Fossils and sea monsters bring David Attenborough to Dorset
He’s best known for his passionate accounts of the natural, living world, but even creatures long since disappeared from our planet continue to fascinate Sir David Attenborough.
Last year, his documentary Attenborough And The Giant Dinosaur attracted an impressive 7.5 million viewers, and his second exploration into the world of fossils looks likely to repeat that success.
“I thought it would be nice to make a programme about a real excavation,” reveals the naturalist when we meet to discuss his new one-hour documentary, Attenborough And The Sea Dragon, broadcast on BBC One this Sunday.
“I wanted to follow the excitement of when it happens, because you don’t know what the next thing’s going to be.”

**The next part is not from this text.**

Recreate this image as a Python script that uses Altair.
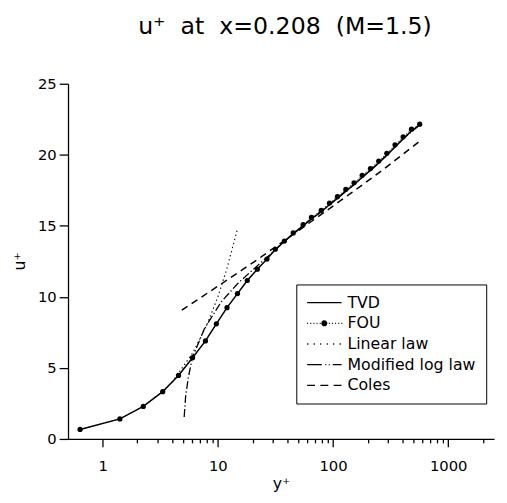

It was an idea Attenborough had been entertaining for some time, so when fossil hunter Chris Moore, an old friend, called to say he’d found part of an ichthyosaur paddle unlike anything he’d ever seen before, the opportunity to make a documentary was too good to resist.
What’s the story about?
Confident he may have stumbled upon a ‘new’ species of ichthyosaur, a large marine reptile existing up to 250 million years ago, Moore set about finding the remainder of the creature along Dorset’s Jurassic Coast in Lyme Regis – and Attenborough came along for the ride.